Opposition citizenship spokesman Tony Burke wants people living permanently in Australia to be fully committed to the country, but warned about putting barriers in the way, such as with changes to language requirements.

“Is the impact of this legislation going to be that we end up with a permanent group of residents in Australia who will live here their entire lives, who will work here their entire lives and will always be told you don’t quite belong?” Mr Burke told ABC radio.

“I’m not sure how that’s good for us as a society.”

Carly’s Law passes parliament

Ten years after her daughter was murdered, Sonya Ryan watched on as new laws to protect children from a similar fate cleared federal parliament.


All she could think about was Carly, who was killed in Adelaide in 2007 when, at the age of 15, she met up with a 50-year-old paedophile posing as a teenage boy.

“It’s absolutely overwhelming for me to think that she didn’t go through all that suffering for nothing,” Ms Ryan later told reporters in Canberra.

“That the suffering she endured for hours and hours – I don’t even know how long – that there’s something good has come out of something so horrendous and cruel.”

Senators paid tribute to Ms Ryan as Carly’s Law cleared the upper house on Thursday afternoon, thanking her for her work to protect children from cyber predators.

The legislation will make it easier for police to intervene before predators have the chance to act and for online predators to be prosecuted and face 10 years in prison.

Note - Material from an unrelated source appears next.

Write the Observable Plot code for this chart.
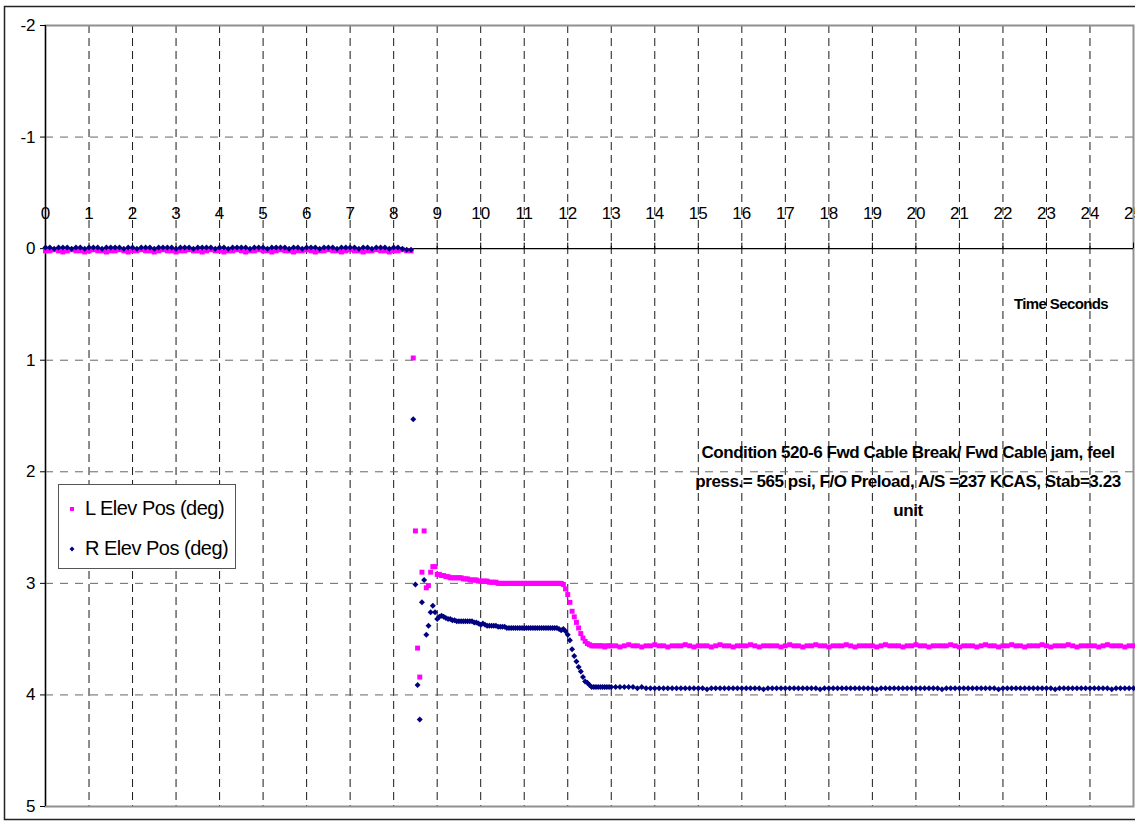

It targets predators who prepare or plan to groom children online, including those who lie about their age.

“I think about what Carly would say and I just can’t imagine what she’d say to me today, that there’s a law in her name to protect children from harm,” Ms Ryan said.

“(This law) is a real step in protecting our innocent, vulnerable, beautiful kids that are just trying to connect in an online space.

“They should be able to do so without having to worry about being taken advantage of or hurt or worse by a criminal trying to infiltrate their lives.”

South Australian senator Skye Kakoschke-Moore, who pushed for the laws alongside colleague Nick Xenophon, said its success was a testament to Ms Ryan’s strength.

“What has happened today boils down to the fact Sonya Ryan – who endured more pain, more loss and more suffering than any mother or parent should have to endure – has campaigned for Carly’s Law,” she said.

“Thank you Sonya, on behalf of all Australian familes, on behalf of all Australian children.”

Senator Xenophon pondered what might have been if the laws were in place sooner.

“If Carly’s Law was in place 11 years ago I wonder how many children would have been saved including Carly,” he said.

“Because the predator that murdered Carly was communicating with something like 200 children around the world.”